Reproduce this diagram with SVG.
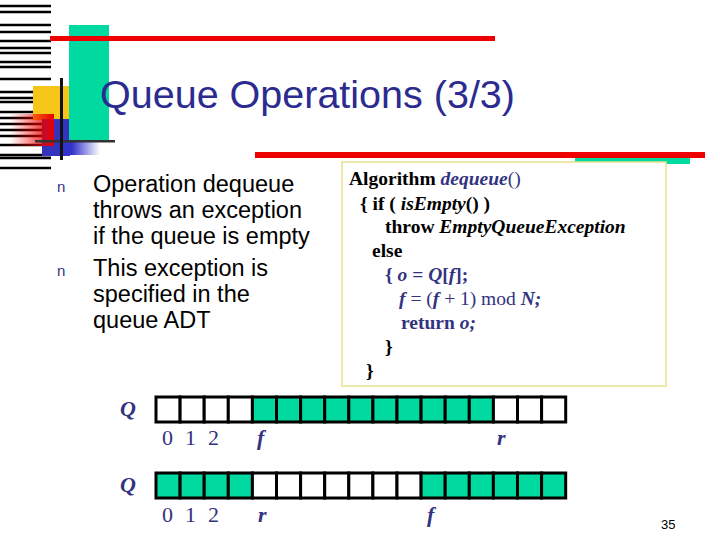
<svg xmlns="http://www.w3.org/2000/svg" width="720" height="540" viewBox="0 0 720 540">
<style>
.code{font-family:"Liberation Serif",serif;font-size:19.5px;font-weight:bold;fill:#000}
.b{fill:#333380}
.it{font-style:italic}
.bul{font-family:"Liberation Sans",sans-serif;font-size:23.5px;fill:#000}
.lbl{font-family:"Liberation Serif",serif;font-size:22px;fill:#333380}
.cell{stroke:#000;stroke-width:3}
.g{fill:#00d9a0}
.w{fill:#fff}
</style>
<defs>
<linearGradient id="rg" x1="1" x2="0" y1="0" y2="0"><stop offset="0" stop-color="#e60000"/><stop offset="1" stop-color="#ff0000" stop-opacity="0"/></linearGradient>
<linearGradient id="bg" x1="0" x2="1"><stop offset="0.3" stop-color="#3333cc"/><stop offset="1" stop-color="#3333cc" stop-opacity="0"/></linearGradient>
</defs>
<g id="decoration">
<g stroke="#000" stroke-width="2.5">
<path d="M0 6H51M0 12H51M0 25H51M0 32H51M0 41H51M0 48H51M0 53H51M0 62H51M0 67H51M0 79H51M0 92H51M0 98H51M0 102H51M0 112H51M0 118H51M0 124H51M0 130H51M0 136H51M0 145H51M0 155H51M0 158H51M0 168H51"/>
</g>
<rect x="33" y="86" width="36" height="34" fill="#f5c518"/>
<rect x="42" y="119" width="28" height="37" fill="#3333bb"/>
<rect x="60" y="138" width="40" height="17" fill="url(#bg)"/>
<rect x="10" y="114" width="44" height="32" fill="url(#rg)"/>
<rect x="69" y="25" width="40" height="116" fill="#00d9a0"/>
<rect x="50" y="36" width="445" height="5" fill="#ee0000"/>
<rect x="35" y="140" width="80" height="2.5" fill="#333"/>
<rect x="60" y="78" width="3" height="82" fill="#111"/>
<rect x="255" y="152" width="450" height="6" fill="#ee0000"/>
<rect x="575" y="158" width="115" height="6" fill="#00d9a0"/>
</g>
<text x="100" y="108" font-family="Liberation Sans,sans-serif" font-size="39.5" fill="#2b2b90">Queue Operations (3/3)</text>
<g id="bullets">
<text x="57" y="192" font-family="Liberation Sans,sans-serif" font-size="15" fill="#333380">n</text>
<text x="57" y="276" font-family="Liberation Sans,sans-serif" font-size="15" fill="#333380">n</text>
<text class="bul" x="93" y="192">Operation dequeue</text>
<text class="bul" x="93" y="218">throws an exception</text>
<text class="bul" x="93" y="244">if the queue is empty</text>
<text class="bul" x="93" y="276">This exception is</text>
<text class="bul" x="93" y="302">specified in the</text>
<text class="bul" x="93" y="328">queue ADT</text>
</g>
<g id="code">
<rect x="342" y="162" width="324" height="224" fill="#fff" stroke="#e8e090" stroke-width="1.5"/>
<text class="code" x="349" y="185">Algorithm <tspan class="b it">dequeue</tspan><tspan class="b" font-weight="normal">()</tspan></text>
<text class="code" x="360" y="210">{ if ( <tspan class="it">isEmpty</tspan>() )</text>
<text class="code" x="385" y="233">throw <tspan class="it">EmptyQueueException</tspan></text>
<text class="code" x="372" y="257">else</text>
<text class="code b" x="385" y="281">{ <tspan class="it">o</tspan> = <tspan class="it">Q</tspan>[<tspan class="it">f</tspan>];</text>
<text class="code b" x="399" y="305"><tspan class="it">f</tspan><tspan font-weight="normal"> = (</tspan><tspan class="it">f</tspan><tspan font-weight="normal"> + 1) mod </tspan><tspan class="it">N;</tspan></text>
<text class="code b" x="401" y="329">return <tspan class="it">o;</tspan></text>
<text class="code" x="385" y="353" font-weight="normal">}</text>
<text class="code" x="366" y="377" font-weight="normal">}</text>
</g>
<g id="array1">
<text class="lbl" x="120" y="416" font-size="25" font-weight="bold" font-style="italic">Q</text>
<g class="cell">
<rect class="w" x="156" y="397" width="24.1" height="25"/><rect class="w" x="180.1" y="397" width="24.1" height="25"/><rect class="w" x="204.2" y="397" width="24.1" height="25"/><rect class="w" x="228.3" y="397" width="24.1" height="25"/>
<rect class="g" x="252.4" y="397" width="24.1" height="25"/><rect class="g" x="276.5" y="397" width="24.1" height="25"/><rect class="g" x="300.6" y="397" width="24.1" height="25"/><rect class="g" x="324.7" y="397" width="24.1" height="25"/><rect class="g" x="348.8" y="397" width="24.1" height="25"/><rect class="g" x="372.9" y="397" width="24.1" height="25"/><rect class="g" x="397" y="397" width="24.1" height="25"/><rect class="g" x="421.1" y="397" width="24.1" height="25"/><rect class="g" x="445.2" y="397" width="24.1" height="25"/><rect class="g" x="469.3" y="397" width="24.1" height="25"/>
<rect class="w" x="493.4" y="397" width="24.1" height="25"/><rect class="w" x="517.5" y="397" width="24.1" height="25"/><rect class="w" x="541.6" y="397" width="24.1" height="25"/>
</g>
<text class="lbl" x="162" y="445">0</text><text class="lbl" x="185" y="445">1</text><text class="lbl" x="208" y="445">2</text>
<text class="lbl it" x="257" y="445" font-weight="bold">f</text>
<text class="lbl it" x="497" y="445" font-weight="bold">r</text>
</g>
<g id="array2">
<text class="lbl" x="120" y="492" font-size="25" font-weight="bold" font-style="italic">Q</text>
<g class="cell">
<rect class="g" x="156" y="473" width="24.1" height="25"/><rect class="g" x="180.1" y="473" width="24.1" height="25"/><rect class="g" x="204.2" y="473" width="24.1" height="25"/><rect class="g" x="228.3" y="473" width="24.1" height="25"/>
<rect class="w" x="252.4" y="473" width="24.1" height="25"/><rect class="w" x="276.5" y="473" width="24.1" height="25"/><rect class="w" x="300.6" y="473" width="24.1" height="25"/><rect class="w" x="324.7" y="473" width="24.1" height="25"/><rect class="w" x="348.8" y="473" width="24.1" height="25"/><rect class="w" x="372.9" y="473" width="24.1" height="25"/><rect class="w" x="397" y="473" width="24.1" height="25"/>
<rect class="g" x="421.1" y="473" width="24.1" height="25"/><rect class="g" x="445.2" y="473" width="24.1" height="25"/><rect class="g" x="469.3" y="473" width="24.1" height="25"/><rect class="g" x="493.4" y="473" width="24.1" height="25"/><rect class="g" x="517.5" y="473" width="24.1" height="25"/><rect class="g" x="541.6" y="473" width="24.1" height="25"/>
</g>
<text class="lbl" x="162" y="522">0</text><text class="lbl" x="185" y="522">1</text><text class="lbl" x="208" y="522">2</text>
<text class="lbl it" x="258" y="522" font-weight="bold">r</text>
<text class="lbl it" x="427" y="522" font-weight="bold">f</text>
</g>
<text x="661" y="529" font-family="Liberation Sans,sans-serif" font-size="13" fill="#000">35</text>
</svg>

· · · · ·

BRIEF:
Return the listing above unchanged, apart from dropping its pictures.

THE RESPONSE:
Reproduce this diagram with SVG.
<svg xmlns="http://www.w3.org/2000/svg" width="720" height="540" viewBox="0 0 720 540">
<style>
.code{font-family:"Liberation Serif",serif;font-size:19.5px;font-weight:bold;fill:#000}
.b{fill:#333380}
.it{font-style:italic}
.bul{font-family:"Liberation Sans",sans-serif;font-size:23.5px;fill:#000}
.lbl{font-family:"Liberation Serif",serif;font-size:22px;fill:#333380}
.cell{stroke:#000;stroke-width:3}
.g{fill:#00d9a0}
.w{fill:#fff}
</style>
<defs>
<linearGradient id="rg" x1="1" x2="0" y1="0" y2="0"><stop offset="0" stop-color="#e60000"/><stop offset="1" stop-color="#ff0000" stop-opacity="0"/></linearGradient>
<linearGradient id="bg" x1="0" x2="1"><stop offset="0.3" stop-color="#3333cc"/><stop offset="1" stop-color="#3333cc" stop-opacity="0"/></linearGradient>
</defs>
<g id="decoration">
<g stroke="#000" stroke-width="2.5">
<path d="M0 6H51M0 12H51M0 25H51M0 32H51M0 41H51M0 48H51M0 53H51M0 62H51M0 67H51M0 79H51M0 92H51M0 98H51M0 102H51M0 112H51M0 118H51M0 124H51M0 130H51M0 136H51M0 145H51M0 155H51M0 158H51M0 168H51"/>
</g>
<rect x="33" y="86" width="36" height="34" fill="#f5c518"/>
<rect x="42" y="119" width="28" height="37" fill="#3333bb"/>
<rect x="60" y="138" width="40" height="17" fill="url(#bg)"/>
<rect x="10" y="114" width="44" height="32" fill="url(#rg)"/>
<rect x="69" y="25" width="40" height="116" fill="#00d9a0"/>
<rect x="50" y="36" width="445" height="5" fill="#ee0000"/>
<rect x="35" y="140" width="80" height="2.5" fill="#333"/>
<rect x="60" y="78" width="3" height="82" fill="#111"/>
<rect x="255" y="152" width="450" height="6" fill="#ee0000"/>
<rect x="575" y="158" width="115" height="6" fill="#00d9a0"/>
</g>
<text x="100" y="108" font-family="Liberation Sans,sans-serif" font-size="39.5" fill="#2b2b90">Queue Operations (3/3)</text>
<g id="bullets">
<text x="57" y="192" font-family="Liberation Sans,sans-serif" font-size="15" fill="#333380">n</text>
<text x="57" y="276" font-family="Liberation Sans,sans-serif" font-size="15" fill="#333380">n</text>
<text class="bul" x="93" y="192">Operation dequeue</text>
<text class="bul" x="93" y="218">throws an exception</text>
<text class="bul" x="93" y="244">if the queue is empty</text>
<text class="bul" x="93" y="276">This exception is</text>
<text class="bul" x="93" y="302">specified in the</text>
<text class="bul" x="93" y="328">queue ADT</text>
</g>
<g id="code">
<rect x="342" y="162" width="324" height="224" fill="#fff" stroke="#e8e090" stroke-width="1.5"/>
<text class="code" x="349" y="185">Algorithm <tspan class="b it">dequeue</tspan><tspan class="b" font-weight="normal">()</tspan></text>
<text class="code" x="360" y="210">{ if ( <tspan class="it">isEmpty</tspan>() )</text>
<text class="code" x="385" y="233">throw <tspan class="it">EmptyQueueException</tspan></text>
<text class="code" x="372" y="257">else</text>
<text class="code b" x="385" y="281">{ <tspan class="it">o</tspan> = <tspan class="it">Q</tspan>[<tspan class="it">f</tspan>];</text>
<text class="code b" x="399" y="305"><tspan class="it">f</tspan><tspan font-weight="normal"> = (</tspan><tspan class="it">f</tspan><tspan font-weight="normal"> + 1) mod </tspan><tspan class="it">N;</tspan></text>
<text class="code b" x="401" y="329">return <tspan class="it">o;</tspan></text>
<text class="code" x="385" y="353" font-weight="normal">}</text>
<text class="code" x="366" y="377" font-weight="normal">}</text>
</g>
<g id="array1">
<text class="lbl" x="120" y="416" font-size="25" font-weight="bold" font-style="italic">Q</text>
<g class="cell">
<rect class="w" x="156" y="397" width="24.1" height="25"/><rect class="w" x="180.1" y="397" width="24.1" height="25"/><rect class="w" x="204.2" y="397" width="24.1" height="25"/><rect class="w" x="228.3" y="397" width="24.1" height="25"/>
<rect class="g" x="252.4" y="397" width="24.1" height="25"/><rect class="g" x="276.5" y="397" width="24.1" height="25"/><rect class="g" x="300.6" y="397" width="24.1" height="25"/><rect class="g" x="324.7" y="397" width="24.1" height="25"/><rect class="g" x="348.8" y="397" width="24.1" height="25"/><rect class="g" x="372.9" y="397" width="24.1" height="25"/><rect class="g" x="397" y="397" width="24.1" height="25"/><rect class="g" x="421.1" y="397" width="24.1" height="25"/><rect class="g" x="445.2" y="397" width="24.1" height="25"/><rect class="g" x="469.3" y="397" width="24.1" height="25"/>
<rect class="w" x="493.4" y="397" width="24.1" height="25"/><rect class="w" x="517.5" y="397" width="24.1" height="25"/><rect class="w" x="541.6" y="397" width="24.1" height="25"/>
</g>
<text class="lbl" x="162" y="445">0</text><text class="lbl" x="185" y="445">1</text><text class="lbl" x="208" y="445">2</text>
<text class="lbl it" x="257" y="445" font-weight="bold">f</text>
<text class="lbl it" x="497" y="445" font-weight="bold">r</text>
</g>
<g id="array2">
<text class="lbl" x="120" y="492" font-size="25" font-weight="bold" font-style="italic">Q</text>
<g class="cell">
<rect class="g" x="156" y="473" width="24.1" height="25"/><rect class="g" x="180.1" y="473" width="24.1" height="25"/><rect class="g" x="204.2" y="473" width="24.1" height="25"/><rect class="g" x="228.3" y="473" width="24.1" height="25"/>
<rect class="w" x="252.4" y="473" width="24.1" height="25"/><rect class="w" x="276.5" y="473" width="24.1" height="25"/><rect class="w" x="300.6" y="473" width="24.1" height="25"/><rect class="w" x="324.7" y="473" width="24.1" height="25"/><rect class="w" x="348.8" y="473" width="24.1" height="25"/><rect class="w" x="372.9" y="473" width="24.1" height="25"/><rect class="w" x="397" y="473" width="24.1" height="25"/>
<rect class="g" x="421.1" y="473" width="24.1" height="25"/><rect class="g" x="445.2" y="473" width="24.1" height="25"/><rect class="g" x="469.3" y="473" width="24.1" height="25"/><rect class="g" x="493.4" y="473" width="24.1" height="25"/><rect class="g" x="517.5" y="473" width="24.1" height="25"/><rect class="g" x="541.6" y="473" width="24.1" height="25"/>
</g>
<text class="lbl" x="162" y="522">0</text><text class="lbl" x="185" y="522">1</text><text class="lbl" x="208" y="522">2</text>
<text class="lbl it" x="258" y="522" font-weight="bold">r</text>
<text class="lbl it" x="427" y="522" font-weight="bold">f</text>
</g>
<text x="661" y="529" font-family="Liberation Sans,sans-serif" font-size="13" fill="#000">35</text>
</svg>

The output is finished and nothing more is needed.